Filter the records below and copy every line containing the word "script".

## Start Recorded data

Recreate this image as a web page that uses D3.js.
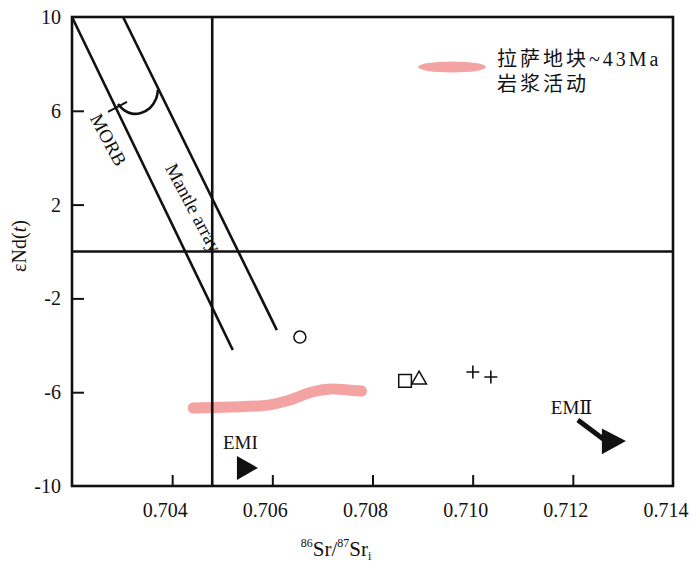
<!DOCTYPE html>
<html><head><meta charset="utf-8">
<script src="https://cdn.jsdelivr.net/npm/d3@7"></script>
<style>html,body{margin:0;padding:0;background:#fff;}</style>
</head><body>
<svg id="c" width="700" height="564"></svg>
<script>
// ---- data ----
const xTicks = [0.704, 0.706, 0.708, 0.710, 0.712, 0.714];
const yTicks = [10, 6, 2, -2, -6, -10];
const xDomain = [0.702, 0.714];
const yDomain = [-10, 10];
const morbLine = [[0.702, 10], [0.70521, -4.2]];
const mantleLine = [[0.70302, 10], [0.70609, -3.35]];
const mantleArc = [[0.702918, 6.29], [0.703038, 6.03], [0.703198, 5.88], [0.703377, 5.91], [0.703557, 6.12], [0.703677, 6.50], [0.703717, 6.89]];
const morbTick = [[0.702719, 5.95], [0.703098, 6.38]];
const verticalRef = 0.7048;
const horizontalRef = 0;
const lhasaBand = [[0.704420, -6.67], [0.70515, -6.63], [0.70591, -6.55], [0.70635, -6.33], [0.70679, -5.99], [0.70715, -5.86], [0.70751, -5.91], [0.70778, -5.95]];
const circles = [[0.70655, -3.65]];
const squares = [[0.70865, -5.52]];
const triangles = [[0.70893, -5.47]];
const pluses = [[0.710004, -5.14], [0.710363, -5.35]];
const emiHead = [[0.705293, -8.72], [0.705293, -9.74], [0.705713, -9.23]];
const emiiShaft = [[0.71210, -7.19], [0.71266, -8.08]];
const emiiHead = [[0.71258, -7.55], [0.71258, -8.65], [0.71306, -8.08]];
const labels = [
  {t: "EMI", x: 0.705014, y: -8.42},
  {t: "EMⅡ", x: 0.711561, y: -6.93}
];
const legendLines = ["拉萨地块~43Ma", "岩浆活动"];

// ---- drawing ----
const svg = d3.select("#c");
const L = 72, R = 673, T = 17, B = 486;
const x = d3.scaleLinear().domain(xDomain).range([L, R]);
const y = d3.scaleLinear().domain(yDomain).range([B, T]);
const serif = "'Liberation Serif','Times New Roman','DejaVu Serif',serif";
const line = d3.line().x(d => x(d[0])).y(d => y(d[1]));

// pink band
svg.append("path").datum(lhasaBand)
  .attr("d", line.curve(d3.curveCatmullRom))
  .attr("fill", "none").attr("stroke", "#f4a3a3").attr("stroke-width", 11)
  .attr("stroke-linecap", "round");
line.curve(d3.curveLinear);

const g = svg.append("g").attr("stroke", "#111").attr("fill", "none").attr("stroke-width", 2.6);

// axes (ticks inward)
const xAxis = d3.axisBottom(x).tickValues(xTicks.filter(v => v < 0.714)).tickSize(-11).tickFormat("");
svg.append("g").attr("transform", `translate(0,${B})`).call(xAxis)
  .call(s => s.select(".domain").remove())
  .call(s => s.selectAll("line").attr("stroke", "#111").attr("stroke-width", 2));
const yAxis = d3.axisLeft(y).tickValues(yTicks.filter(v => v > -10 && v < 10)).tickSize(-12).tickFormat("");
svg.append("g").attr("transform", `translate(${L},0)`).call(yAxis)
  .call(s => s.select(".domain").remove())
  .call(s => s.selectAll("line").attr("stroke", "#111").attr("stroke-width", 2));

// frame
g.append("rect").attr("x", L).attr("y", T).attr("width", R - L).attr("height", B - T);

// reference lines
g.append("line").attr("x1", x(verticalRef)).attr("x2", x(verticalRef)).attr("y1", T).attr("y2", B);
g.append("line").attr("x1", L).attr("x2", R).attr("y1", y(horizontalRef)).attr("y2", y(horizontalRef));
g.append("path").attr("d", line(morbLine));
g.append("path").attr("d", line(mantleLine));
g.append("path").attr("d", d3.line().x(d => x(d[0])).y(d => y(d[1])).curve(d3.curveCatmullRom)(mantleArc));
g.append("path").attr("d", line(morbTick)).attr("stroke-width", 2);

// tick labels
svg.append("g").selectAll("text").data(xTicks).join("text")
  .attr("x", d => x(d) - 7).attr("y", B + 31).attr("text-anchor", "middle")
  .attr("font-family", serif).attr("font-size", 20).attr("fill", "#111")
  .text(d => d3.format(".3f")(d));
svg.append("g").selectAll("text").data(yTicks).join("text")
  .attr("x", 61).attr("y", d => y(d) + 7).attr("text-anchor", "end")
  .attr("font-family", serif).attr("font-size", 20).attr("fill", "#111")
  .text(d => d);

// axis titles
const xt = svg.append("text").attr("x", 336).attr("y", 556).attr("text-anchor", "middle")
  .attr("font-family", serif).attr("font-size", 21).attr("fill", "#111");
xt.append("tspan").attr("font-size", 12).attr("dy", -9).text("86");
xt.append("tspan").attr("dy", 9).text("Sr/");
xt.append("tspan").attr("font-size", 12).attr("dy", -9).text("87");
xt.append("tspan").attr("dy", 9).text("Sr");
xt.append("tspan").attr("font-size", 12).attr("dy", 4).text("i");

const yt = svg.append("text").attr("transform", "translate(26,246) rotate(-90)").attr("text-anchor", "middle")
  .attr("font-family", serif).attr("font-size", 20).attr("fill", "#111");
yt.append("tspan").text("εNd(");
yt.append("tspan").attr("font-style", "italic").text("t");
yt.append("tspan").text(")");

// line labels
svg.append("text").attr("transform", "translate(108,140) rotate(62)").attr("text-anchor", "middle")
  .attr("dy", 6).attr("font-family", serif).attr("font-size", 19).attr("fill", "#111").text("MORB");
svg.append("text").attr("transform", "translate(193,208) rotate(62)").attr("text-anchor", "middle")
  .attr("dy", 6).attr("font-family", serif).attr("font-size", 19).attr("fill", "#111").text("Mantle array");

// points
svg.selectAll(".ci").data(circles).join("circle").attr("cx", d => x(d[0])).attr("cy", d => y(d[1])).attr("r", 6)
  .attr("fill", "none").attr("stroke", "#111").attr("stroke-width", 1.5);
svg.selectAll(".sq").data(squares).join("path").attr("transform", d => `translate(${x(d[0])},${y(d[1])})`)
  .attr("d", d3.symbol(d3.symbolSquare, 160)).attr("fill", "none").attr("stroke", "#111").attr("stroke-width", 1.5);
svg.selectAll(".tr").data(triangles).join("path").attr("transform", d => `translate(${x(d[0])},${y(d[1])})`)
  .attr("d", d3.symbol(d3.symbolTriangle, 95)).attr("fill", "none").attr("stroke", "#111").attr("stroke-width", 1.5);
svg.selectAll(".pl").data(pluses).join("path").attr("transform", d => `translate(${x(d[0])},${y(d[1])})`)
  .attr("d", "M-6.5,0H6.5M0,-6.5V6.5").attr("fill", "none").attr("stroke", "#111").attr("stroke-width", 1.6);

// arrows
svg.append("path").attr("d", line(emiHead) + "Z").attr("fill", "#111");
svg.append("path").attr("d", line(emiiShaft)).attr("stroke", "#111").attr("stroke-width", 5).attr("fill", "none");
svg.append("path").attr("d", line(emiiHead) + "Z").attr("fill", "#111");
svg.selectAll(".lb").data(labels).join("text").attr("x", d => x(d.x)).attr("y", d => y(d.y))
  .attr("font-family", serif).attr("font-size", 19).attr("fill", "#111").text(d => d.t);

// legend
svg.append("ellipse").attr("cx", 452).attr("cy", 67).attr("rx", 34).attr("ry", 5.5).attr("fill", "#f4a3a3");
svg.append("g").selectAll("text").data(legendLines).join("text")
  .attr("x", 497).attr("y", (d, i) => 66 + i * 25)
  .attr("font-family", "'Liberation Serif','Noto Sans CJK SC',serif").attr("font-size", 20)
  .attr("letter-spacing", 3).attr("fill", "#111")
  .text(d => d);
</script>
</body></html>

## End Recorded data
## Start Recorded data

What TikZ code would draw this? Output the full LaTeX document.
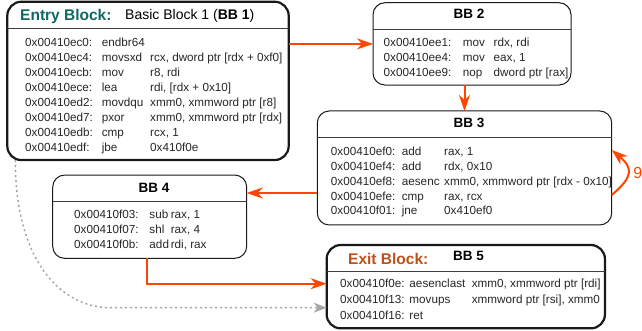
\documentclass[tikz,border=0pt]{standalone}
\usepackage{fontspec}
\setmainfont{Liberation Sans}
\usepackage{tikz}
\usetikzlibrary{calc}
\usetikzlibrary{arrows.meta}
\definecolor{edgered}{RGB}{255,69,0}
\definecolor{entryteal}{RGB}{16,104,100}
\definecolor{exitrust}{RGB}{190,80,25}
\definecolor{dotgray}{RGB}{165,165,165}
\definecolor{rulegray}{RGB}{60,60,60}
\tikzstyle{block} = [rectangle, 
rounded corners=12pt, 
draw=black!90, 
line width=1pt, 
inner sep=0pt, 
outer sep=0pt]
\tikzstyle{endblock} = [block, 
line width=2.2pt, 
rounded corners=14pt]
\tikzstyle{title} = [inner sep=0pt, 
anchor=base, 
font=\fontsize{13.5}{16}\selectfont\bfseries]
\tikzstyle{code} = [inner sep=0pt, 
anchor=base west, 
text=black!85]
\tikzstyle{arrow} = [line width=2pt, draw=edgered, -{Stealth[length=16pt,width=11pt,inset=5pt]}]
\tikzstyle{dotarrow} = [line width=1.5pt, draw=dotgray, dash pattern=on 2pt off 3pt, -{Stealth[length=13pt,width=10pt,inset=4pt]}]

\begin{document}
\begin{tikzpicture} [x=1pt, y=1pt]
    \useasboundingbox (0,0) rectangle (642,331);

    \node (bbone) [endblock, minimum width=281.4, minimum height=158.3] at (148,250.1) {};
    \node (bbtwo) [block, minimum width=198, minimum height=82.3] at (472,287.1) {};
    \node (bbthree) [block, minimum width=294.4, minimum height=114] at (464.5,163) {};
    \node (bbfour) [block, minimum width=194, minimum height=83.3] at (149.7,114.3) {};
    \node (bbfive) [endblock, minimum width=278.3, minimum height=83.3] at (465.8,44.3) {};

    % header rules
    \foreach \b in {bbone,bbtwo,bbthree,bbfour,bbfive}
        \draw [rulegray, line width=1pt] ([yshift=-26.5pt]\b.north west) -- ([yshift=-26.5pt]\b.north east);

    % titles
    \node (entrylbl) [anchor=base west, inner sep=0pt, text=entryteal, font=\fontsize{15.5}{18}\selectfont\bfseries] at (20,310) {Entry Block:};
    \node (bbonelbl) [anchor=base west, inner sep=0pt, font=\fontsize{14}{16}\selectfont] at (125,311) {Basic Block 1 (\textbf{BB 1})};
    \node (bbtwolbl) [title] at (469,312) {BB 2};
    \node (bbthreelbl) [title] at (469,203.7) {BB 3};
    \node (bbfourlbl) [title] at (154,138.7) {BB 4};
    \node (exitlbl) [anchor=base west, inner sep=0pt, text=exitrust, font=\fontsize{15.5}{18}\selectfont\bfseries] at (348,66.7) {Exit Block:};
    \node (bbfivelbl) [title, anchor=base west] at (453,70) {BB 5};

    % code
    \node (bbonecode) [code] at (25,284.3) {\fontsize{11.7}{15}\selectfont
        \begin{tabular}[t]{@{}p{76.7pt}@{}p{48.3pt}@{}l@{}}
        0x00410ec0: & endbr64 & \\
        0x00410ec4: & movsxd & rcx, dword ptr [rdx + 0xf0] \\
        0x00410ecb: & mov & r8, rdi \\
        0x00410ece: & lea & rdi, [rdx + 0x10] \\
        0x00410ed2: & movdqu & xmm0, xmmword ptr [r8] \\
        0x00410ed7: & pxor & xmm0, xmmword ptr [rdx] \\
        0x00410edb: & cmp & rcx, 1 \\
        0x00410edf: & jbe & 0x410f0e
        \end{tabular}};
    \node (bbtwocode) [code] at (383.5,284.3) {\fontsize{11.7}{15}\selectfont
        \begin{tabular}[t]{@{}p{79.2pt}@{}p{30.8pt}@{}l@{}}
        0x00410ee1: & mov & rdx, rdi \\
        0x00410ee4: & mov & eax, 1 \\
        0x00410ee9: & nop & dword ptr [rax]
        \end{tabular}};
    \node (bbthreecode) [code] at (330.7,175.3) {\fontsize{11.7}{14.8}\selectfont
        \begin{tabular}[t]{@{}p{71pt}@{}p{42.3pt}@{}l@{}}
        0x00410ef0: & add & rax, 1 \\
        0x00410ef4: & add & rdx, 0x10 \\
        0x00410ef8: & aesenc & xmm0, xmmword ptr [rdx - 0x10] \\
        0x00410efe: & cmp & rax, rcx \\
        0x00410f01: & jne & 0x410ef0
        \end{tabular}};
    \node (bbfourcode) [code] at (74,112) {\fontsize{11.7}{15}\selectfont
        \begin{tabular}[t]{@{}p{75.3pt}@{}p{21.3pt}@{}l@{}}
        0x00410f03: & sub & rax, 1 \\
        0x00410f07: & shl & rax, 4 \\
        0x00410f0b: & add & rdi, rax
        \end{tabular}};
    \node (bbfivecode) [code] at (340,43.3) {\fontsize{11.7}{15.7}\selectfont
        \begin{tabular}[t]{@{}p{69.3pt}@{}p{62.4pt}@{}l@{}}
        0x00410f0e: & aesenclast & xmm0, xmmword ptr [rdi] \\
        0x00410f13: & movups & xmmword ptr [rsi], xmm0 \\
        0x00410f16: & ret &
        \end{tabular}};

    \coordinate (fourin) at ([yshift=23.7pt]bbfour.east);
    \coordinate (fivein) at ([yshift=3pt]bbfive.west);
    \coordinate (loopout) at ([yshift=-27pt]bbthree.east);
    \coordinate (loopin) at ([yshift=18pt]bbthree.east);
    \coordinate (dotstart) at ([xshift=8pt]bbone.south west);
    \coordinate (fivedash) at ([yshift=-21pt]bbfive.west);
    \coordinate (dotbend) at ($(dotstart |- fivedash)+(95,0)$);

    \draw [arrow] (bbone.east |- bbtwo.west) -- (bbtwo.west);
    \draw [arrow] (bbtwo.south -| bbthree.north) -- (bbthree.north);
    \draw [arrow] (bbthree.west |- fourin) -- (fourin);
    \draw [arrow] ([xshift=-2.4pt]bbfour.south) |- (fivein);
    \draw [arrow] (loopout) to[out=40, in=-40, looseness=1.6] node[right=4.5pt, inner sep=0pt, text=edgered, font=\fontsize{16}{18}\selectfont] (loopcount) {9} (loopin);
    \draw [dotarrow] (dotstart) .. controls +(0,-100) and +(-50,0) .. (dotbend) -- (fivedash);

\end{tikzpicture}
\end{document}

## End Recorded data
## Start Recorded data

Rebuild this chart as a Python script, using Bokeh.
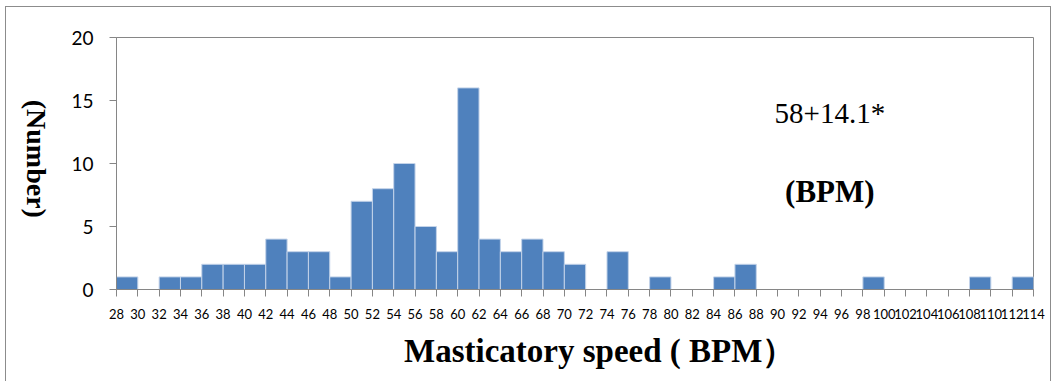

## End Recorded data

_Result_
<script src="https://cdn.jsdelivr.net/npm/d3@7"></script>
<script>
</script>
Rebuild this chart as a Python script, using Bokeh.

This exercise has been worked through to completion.